§ Data lines
---

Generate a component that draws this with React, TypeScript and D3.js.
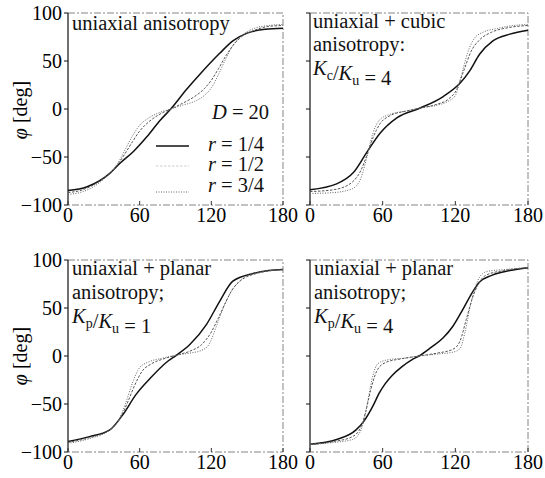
import * as d3 from "d3";
import React from "react";

type Pt = [number, number];

const xTicks = [0, 60, 120, 180];
const yTicks = [-100, -50, 0, 50, 100];
const legendLabels = ["r = 1/4", "r = 1/2", "r = 3/4"];

// uniaxial anisotropy
const uniR14: Pt[] = [
  [0, -85], [16, -81], [35, -67], [44, -56], [55, -44], [66, -29], [77, -12], [86, 0],
  [99, 20], [111, 37], [127, 58], [138, 71], [150, 79], [165, 83], [180, 84],
];
const uniR12: Pt[] = [
  [0, -87], [10, -85], [20, -80], [30, -72], [36, -66], [42, -57], [48, -46], [54, -34],
  [60, -23], [68, -13], [76, -6], [86, 0], [96, 6], [106, 13], [114, 21], [120, 30],
  [126, 42], [132, 55], [138, 66], [146, 76], [156, 82], [168, 86], [180, 87],
];
const uniR34: Pt[] = [
  [0, -89], [10, -87], [20, -82], [30, -73], [36, -66], [42, -56], [48, -42], [54, -28],
  [60, -17], [68, -9], [76, -4], [86, 0], [96, 4], [106, 8], [114, 14], [120, 22],
  [126, 36], [132, 52], [138, 66], [146, 77], [156, 84], [168, 87], [180, 88],
];

// uniaxial + cubic, Kc/Ku = 4
const cubR14: Pt[] = [
  [0, -84], [22, -78], [36, -66], [47, -45], [58, -25], [72, -9], [91, 1], [110, 13],
  [124, 27], [132, 40], [140, 57], [151, 71], [165, 78], [180, 82],
];
const cubR12: Pt[] = [
  [0, -86], [20, -84], [35, -76], [42, -64], [47, -48], [52, -30], [58, -15], [66, -7],
  [80, -2], [91, 1], [105, 5], [114, 10], [121, 20], [127, 40], [133, 60], [140, 72],
  [150, 80], [165, 85], [180, 87],
];
const cubR34: Pt[] = [
  [0, -88], [20, -87], [35, -83], [42, -72], [47, -50], [52, -25], [57, -12], [65, -6],
  [80, -2], [91, 1], [105, 4], [114, 8], [120, 14], [125, 35], [130, 58], [136, 74],
  [143, 80], [155, 84], [168, 87], [180, 88],
];

// uniaxial + planar, Kp/Ku = 1
const pl1R14: Pt[] = [
  [0, -89], [18, -84], [35, -77], [46, -61], [57, -40], [69, -23], [83, -6], [91, 1],
  [102, 12], [116, 33], [127, 57], [138, 78], [155, 86], [168, 89], [180, 90],
];
const pl1R12: Pt[] = [
  [0, -90], [18, -85], [35, -77], [44, -64], [50, -48], [56, -30], [62, -16], [70, -8],
  [80, -3], [91, 1], [102, 5], [112, 12], [120, 25], [126, 40], [132, 56], [138, 70],
  [145, 79], [158, 86], [180, 90],
];
const pl1R34: Pt[] = [
  [0, -91], [18, -86], [35, -77], [42, -68], [48, -50], [54, -28], [60, -12], [68, -6],
  [80, -2], [91, 1], [102, 3], [112, 6], [118, 12], [124, 30], [130, 50], [136, 66],
  [142, 76], [155, 86], [180, 90],
];

// uniaxial + planar, Kp/Ku = 4
const pl4R14: Pt[] = [
  [0, -92], [22, -87], [38, -77], [45, -67], [52, -52], [57, -39], [62, -29], [68, -20],
  [76, -11], [84, -4], [90, 0], [100, 9], [110, 19], [118, 31], [126, 48], [133, 64],
  [140, 77], [150, 84], [165, 89], [180, 92],
];
const pl4R12: Pt[] = [
  [0, -92], [20, -89], [35, -84], [42, -74], [46, -58], [50, -36], [55, -16], [62, -7],
  [75, -3], [90, 0], [105, 3], [118, 7], [124, 16], [129, 38], [134, 60], [139, 75],
  [145, 84], [160, 89], [180, 92],
];
const pl4R34: Pt[] = [
  [0, -92], [20, -90], [35, -87], [40, -82], [44, -70], [48, -45], [52, -20], [56, -8],
  [64, -4], [80, -2], [90, 0], [105, 2], [118, 4], [124, 8], [128, 25], [132, 50],
  [136, 70], [140, 82], [146, 88], [160, 90], [180, 92],
];

const FONT = '"Liberation Serif", "DejaVu Serif", "Times New Roman", serif';

const seriesStyle = [
  { stroke: "#111", width: 1.5, dash: undefined as string | undefined },
  { stroke: "#555", width: 1, dash: "2.5,1.5" },
  { stroke: "#666", width: 1, dash: "1,1.5" },
];

const sub = (t: string) => (
  <>
    <tspan dy={5} style={{ fontSize: 14 }}>{t}</tspan>
    <tspan dy={-5}></tspan>
  </>
);

const Ratio = ({ s, v }: { s: string; v: string }) => (
  <>
    <tspan fontStyle="italic">K</tspan>
    {sub(s)}
    <tspan>/</tspan>
    <tspan fontStyle="italic">K</tspan>
    {sub("u")}
    <tspan>{` = ${v}`}</tspan>
  </>
);

interface PanelProps {
  x0: number;
  x1: number;
  yTop: number;
  yBot: number;
  series: Pt[][];
  showYLabels: boolean;
  children?: React.ReactNode;
}

const tickFont = { fontSize: 20, fontFamily: FONT };

const Panel = ({ x0, x1, yTop, yBot, series, showYLabels, children }: PanelProps) => {
  const xs = d3.scaleLinear().domain([0, 180]).range([x0, x1]);
  const ys = d3.scaleLinear().domain([-100, 100]).range([yBot, yTop]);
  const line = d3
    .line<Pt>()
    .x((d) => xs(d[0]))
    .y((d) => ys(d[1]))
    .curve(d3.curveMonotoneX);

  return (
    <g>
      {/* faint frame */}
      <path
        d={`M${x0},${yTop}H${x1}V${yBot}H${x0}`}
        fill="none"
        stroke="#666"
        strokeWidth={0.8}
        strokeDasharray="7,2,2,2"
      />
      <line x1={x0} x2={x0} y1={yTop} y2={yBot} stroke="#111" strokeWidth={1.2} />
      {yTicks.map((t) => (
        <g key={t}>
          <line x1={x0 - 4} x2={x0} y1={ys(t)} y2={ys(t)} stroke="#111" strokeWidth={1} />
          {showYLabels && (
            <text
              x={x0 - 6}
              y={ys(t)}
              textAnchor="end"
              dominantBaseline="central"
              style={tickFont}
            >
              {t < 0 ? `\u2212${-t}` : t}
            </text>
          )}
        </g>
      ))}
      {xTicks.map((t) => (
        <g key={t}>
          <line x1={xs(t)} x2={xs(t)} y1={yBot} y2={yBot - 4} stroke="#333" strokeWidth={1} />
          <text x={xs(t)} y={yBot + 17} textAnchor="middle" style={tickFont}>
            {t}
          </text>
        </g>
      ))}
      {series.map((s, i) => (
        <path
          key={i}
          d={line(s) ?? ""}
          fill="none"
          stroke={seriesStyle[i].stroke}
          strokeWidth={seriesStyle[i].width}
          strokeDasharray={seriesStyle[i].dash}
        />
      ))}
      {children}
    </g>
  );
};

export default function App() {
  const txt = { style: { fontSize: 20.5, fontFamily: FONT }, fill: "#111" };
  return (
    <div style={{ position: "absolute", left: 0, top: 0, background: "#fff" }}>
      <svg width={545} height={478} style={{ display: "block" }}>
        <rect width={545} height={478} fill="#fff" />
        {[110, 356].map((cy) => (
          <text
            key={cy}
            transform={`translate(20,${cy}) rotate(-90)`}
            textAnchor="middle"
            dominantBaseline="central"
            style={tickFont}
          >
            <tspan fontStyle="italic">φ</tspan> [deg]
          </text>
        ))}

        <Panel x0={68} x1={283} yTop={13} yBot={205} series={[uniR14, uniR12, uniR34]} showYLabels>
          <text x={72} y={30} {...txt}>uniaxial anisotropy</text>
          <text x={212} y={119} {...txt}>
            <tspan fontStyle="italic">D</tspan> = 20
          </text>
          {legendLabels.map((l, i) => {
            const y = [151, 171, 192][i];
            return (
              <g key={l}>
                <line
                  x1={156}
                  x2={189}
                  y1={i === 2 ? y : y - 5}
                  y2={i === 2 ? y : y - 5}
                  stroke={i === 1 ? "#ccc" : seriesStyle[i].stroke}
                  strokeWidth={seriesStyle[i].width}
                  strokeDasharray={seriesStyle[i].dash}
                />
                <text x={208} y={y} {...txt}>
                  <tspan fontStyle="italic">r</tspan>
                  {l.slice(1)}
                </text>
              </g>
            );
          })}
        </Panel>

        <Panel x0={310} x1={528} yTop={13} yBot={205} series={[cubR14, cubR12, cubR34]} showYLabels={false}>
          <text x={313} y={28} {...txt}>uniaxial + cubic</text>
          <text x={313} y={51} {...txt}>anisotropy:</text>
          <text x={313} y={75} {...txt}>
            <Ratio s="c" v="4" />
          </text>
        </Panel>

        <Panel x0={68} x1={283} yTop={260} yBot={452} series={[pl1R14, pl1R12, pl1R34]} showYLabels>
          <text x={72} y={275} {...txt}>uniaxial + planar</text>
          <text x={72} y={299} {...txt}>anisotropy;</text>
          <text x={72} y={323} {...txt}>
            <Ratio s="p" v="1" />
          </text>
        </Panel>

        <Panel x0={310} x1={528} yTop={260} yBot={452} series={[pl4R14, pl4R12, pl4R34]} showYLabels={false}>
          <text x={314} y={275} {...txt}>uniaxial + planar</text>
          <text x={314} y={299} {...txt}>anisotropy;</text>
          <text x={314} y={323} {...txt}>
            <Ratio s="p" v="4" />
          </text>
        </Panel>
      </svg>
    </div>
  );
}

---

§ What you will do
Find the lines containing "React" and pull them out.

§ Response for this exercise
Generate a component that draws this with React, TypeScript and D3.js.
import React from "react";
  children?: React.ReactNode;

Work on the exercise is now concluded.